- _Source data_

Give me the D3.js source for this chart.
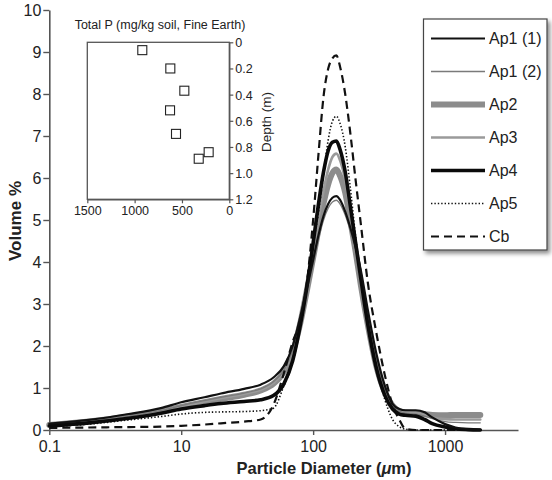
<!DOCTYPE html>
<html>
<head>
<meta charset="utf-8">
<script src="https://cdn.jsdelivr.net/npm/d3@7"></script>
<style>
  html, body { margin: 0; padding: 0; background: #fff; }
  svg { display: block; font-family: "Liberation Sans", Arial, Helvetica, sans-serif; }
</style>
</head>
<body>
<svg id="chart" width="552" height="480"></svg>
<script>
// ---------- data ----------
const diameters = [1,2,4,7,10,15,20,30,40,50,60,70,80,90,100,110,120,130,140,150,160,175,190,210,230,260,300,350,400,450,500,600,700,800,1000,1200,1500,1850];
const ap1a = [0.15,0.24,0.38,0.52,0.66,0.78,0.87,0.98,1.08,1.25, 1.52,2.0,2.7,3.4,4.05,4.65,5.1,5.38,5.53,5.57, 5.48,5.2,4.85,4.35,3.8,2.85,1.85,1.05,0.62,0.5, 0.47,0.47,0.42,0.3,0.14,0.06,0.02,0.01];
const ap1b = [0.13,0.2,0.33,0.46,0.58,0.7,0.78,0.88,0.98,1.15, 1.42,1.9,2.6,3.3,3.95,4.55,5.0,5.28,5.43,5.47, 5.38,5.12,4.78,4.3,3.7,2.75,1.75,0.98,0.6,0.45, 0.4,0.38,0.33,0.27,0.2,0.18,0.17,0.17];
const ap2  = [0.12,0.2,0.32,0.45,0.55,0.66,0.74,0.84,0.94,1.1, 1.38,1.85,2.55,3.35,4.1,4.8,5.4,5.85,6.12,6.2, 6.05,5.65,5.05,4.25,3.45,2.5,1.55,0.9,0.58,0.45, 0.42,0.4,0.38,0.36,0.35,0.36,0.36,0.36];
const ap3  = [0.12,0.2,0.32,0.45,0.56,0.68,0.76,0.86,0.96,1.12, 1.4,1.88,2.6,3.45,4.3,5.05,5.7,6.2,6.5,6.58, 6.42,5.95,5.3,4.4,3.55,2.5,1.5,0.85,0.55,0.45, 0.42,0.4,0.35,0.3,0.26,0.25,0.25,0.25];
const ap4  = [0.1,0.17,0.28,0.4,0.5,0.58,0.63,0.68,0.72,0.82, 1.1,1.65,2.5,3.45,4.45,5.4,6.15,6.65,6.85,6.88, 6.68,6.15,5.4,4.45,3.6,2.5,1.5,0.82,0.5,0.38, 0.35,0.33,0.25,0.15,0.07,0.03,0.01,0];
const ap5  = [0.08,0.14,0.24,0.32,0.38,0.42,0.43,0.44,0.46,0.52, 1.05,1.6,2.45,3.4,4.4,5.2,6.1,6.9,7.35,7.47, 7.3,6.75,5.85,4.6,3.6,2.55,1.55,0.72,0.25,0.08, 0.02,0,0,0,0,0,0,0];
const cb   = [0.05,0.06,0.07,0.08,0.1,0.13,0.16,0.2,0.25,0.6, 1.35,2.1,2.6,3.55,5.0,6.6,7.95,8.6,8.85,8.92, 8.65,8.0,7.15,5.95,4.9,3.5,2.35,1.3,0.6,0.25, 0.03,0,0,0,0,0,0,0];

const seriesNames = ["Ap1 (1)","Ap1 (2)","Ap2","Ap3","Ap4","Ap5","Cb"];
const seriesValues = [ap1a, ap1b, ap2, ap3, ap4, ap5, cb];

const xTickValues = [1,10,100,1000];
const xTickLabels = ["0.1","10","100","1000"];
const yTickValues = [0,1,2,3,4,5,6,7,8,9,10];

// inset data
const insetP = [919, 623, 475, 626, 563, 323, 218];
const insetDepth = [0.06, 0.20, 0.37, 0.52, 0.70, 0.89, 0.84];
const insetXTicks = [1500, 1000, 500, 0];
const insetYTicks = [0, 0.2, 0.4, 0.6, 0.8, 1.0, 1.2];
const insetYLabels = ["0","0.2","0.4","0.6","0.8","1.0","1.2"];

// ---------- styles (per series, by index) ----------
const styles = [
  {color:"#111", width:2.2, dash:null},
  {color:"#7a7a7a", width:1.3, dash:null},
  {color:"#8c8c8c", width:6, dash:null},
  {color:"#9a9a9a", width:2.6, dash:null},
  {color:"#0a0a0a", width:3.6, dash:null},
  {color:"#111", width:1.6, dash:"1.4,2"},
  {color:"#111", width:2.2, dash:"8,5"}
];
const drawOrder = [2,3,1,6,5,4,0];

const svg = d3.select("#chart");
const axisColor = "#555";
const textColor = "#222";

// ---------- main scales ----------
const x = d3.scaleLog().domain([1, Math.pow(10, 3.553)]).range([49.3, 518]);
const y = d3.scaleLinear().domain([0, 10]).range([430, 10]);

// axes
const gx = svg.append("g").attr("transform", "translate(0,430)")
  .call(d3.axisBottom(x).tickValues(xTickValues).tickFormat((d,i) => xTickLabels[i]).tickSize(5).tickSizeOuter(0));
const gy = svg.append("g").attr("transform", "translate(49.3,0)")
  .call(d3.axisLeft(y).tickValues(yTickValues).tickFormat(d3.format("d")).tickSize(6).tickSizeOuter(0));
[gx, gy].forEach(g => {
  g.select(".domain").attr("stroke", axisColor).attr("stroke-width", 1.6);
  g.selectAll(".tick line").attr("stroke", axisColor).attr("stroke-width", 1.4);
  g.selectAll(".tick text").attr("fill", textColor).style("font-size", "16px")
    .style("font-family", "'Liberation Sans', Arial, sans-serif");
});
gx.selectAll(".tick text").attr("dy", "0").attr("y", 22);
gy.selectAll(".tick text").attr("x", -8).attr("dy", "0.36em");

// axis titles
const xt = svg.append("text").attr("x", 324).attr("y", 474).attr("text-anchor", "middle")
  .attr("fill", textColor).style("font-size", "16.5px").style("font-weight", "bold");
xt.append("tspan").text("Particle Diameter (");
xt.append("tspan").style("font-style", "italic").text("μ");
xt.append("tspan").text("m)");

svg.append("text").attr("transform", "translate(21,221) rotate(-90)").attr("text-anchor", "middle")
  .attr("fill", textColor).style("font-size", "17px").style("font-weight", "bold").text("Volume %");

// ---------- curves ----------
const line = d3.line().x(d => x(d[0])).y(d => y(d[1])).curve(d3.curveMonotoneX);
drawOrder.forEach(i => {
  const pts = diameters.map((dv, k) => [dv, seriesValues[i][k]]);
  const st = styles[i];
  svg.append("path").datum(pts).attr("d", line).attr("fill", "none")
    .attr("stroke", st.color).attr("stroke-width", st.width)
    .attr("stroke-dasharray", st.dash).attr("stroke-linejoin", "round")
    .attr("stroke-linecap", st.dash ? "butt" : "round");
});

// ---------- inset ----------
const ix = d3.scaleLinear().domain([1500, 0]).range([87.3, 229.3]);
const iy = d3.scaleLinear().domain([0, 1.2]).range([42.3, 199.3]);
const inset = svg.append("g");
inset.append("rect").attr("x", ix(1500)).attr("y", iy(0)).attr("width", ix(0) - ix(1500)).attr("height", iy(1.2) - iy(0))
  .attr("fill", "#fff").attr("stroke", axisColor).attr("stroke-width", 1.3);
const igx = inset.append("g").attr("transform", `translate(0,${iy(1.2)})`)
  .call(d3.axisBottom(ix).tickValues(insetXTicks).tickFormat(d3.format("d")).tickSize(4).tickSizeOuter(0));
const igy = inset.append("g").attr("transform", `translate(${ix(0)},0)`)
  .call(d3.axisRight(iy).tickValues(insetYTicks).tickFormat((d,i) => insetYLabels[i]).tickSize(4).tickSizeOuter(0));
[igx, igy].forEach(g => {
  g.select(".domain").attr("stroke", axisColor).attr("stroke-width", 1.3);
  g.selectAll(".tick line").attr("stroke", axisColor).attr("stroke-width", 1.2);
  g.selectAll(".tick text").attr("fill", textColor).style("font-size", "12.5px")
    .style("font-family", "'Liberation Sans', Arial, sans-serif");
});
igx.selectAll(".tick text").attr("dy", "0").attr("y", 16);
igy.selectAll(".tick text").attr("x", 6).attr("dy", "0.36em");

inset.append("text").attr("x", 160).attr("y", 29).attr("text-anchor", "middle")
  .attr("fill", textColor).style("font-size", "12.5px").text("Total P (mg/kg soil, Fine Earth)");
inset.append("text").attr("transform", "translate(271,122) rotate(-90)").attr("text-anchor", "middle")
  .attr("fill", textColor).style("font-size", "13.5px").text("Depth (m)");

const sq = 9;
inset.selectAll("rect.pt").data(insetP.map((p, i) => [p, insetDepth[i]])).join("rect")
  .attr("class", "pt")
  .attr("x", d => ix(d[0]) - sq / 2).attr("y", d => iy(d[1]) - sq / 2)
  .attr("width", sq).attr("height", sq)
  .attr("fill", "#fff").attr("stroke", "#222").attr("stroke-width", 1.1);

// ---------- legend ----------
const defs = svg.append("defs");
const f = defs.append("filter").attr("id", "shadow").attr("x", "-10%").attr("y", "-10%").attr("width", "130%").attr("height", "130%");
f.append("feDropShadow").attr("dx", 2.5).attr("dy", 3).attr("stdDeviation", 2).attr("flood-color", "#000").attr("flood-opacity", 0.45);

const lg = svg.append("g");
lg.append("rect").attr("x", 423.5).attr("y", 19).attr("width", 123.5).attr("height", 231)
  .attr("fill", "#fff").attr("stroke", "#444").attr("stroke-width", 1.2).attr("filter", "url(#shadow)");
seriesNames.forEach((name, i) => {
  const ry = 38.5 + 33 * i;
  const st = styles[i];
  lg.append("line").attr("x1", 431).attr("x2", 485).attr("y1", ry).attr("y2", ry)
    .attr("stroke", st.color).attr("stroke-width", st.width).attr("stroke-dasharray", st.dash);
  lg.append("text").attr("x", 489).attr("y", ry).attr("dy", "0.36em")
    .attr("fill", textColor).style("font-size", "16px").text(name);
});
</script>
</body>
</html>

- _Aim of the exercise_
Only the number is wanted: how many lines of the material contain the word "chart"?

- _Exercise output_
3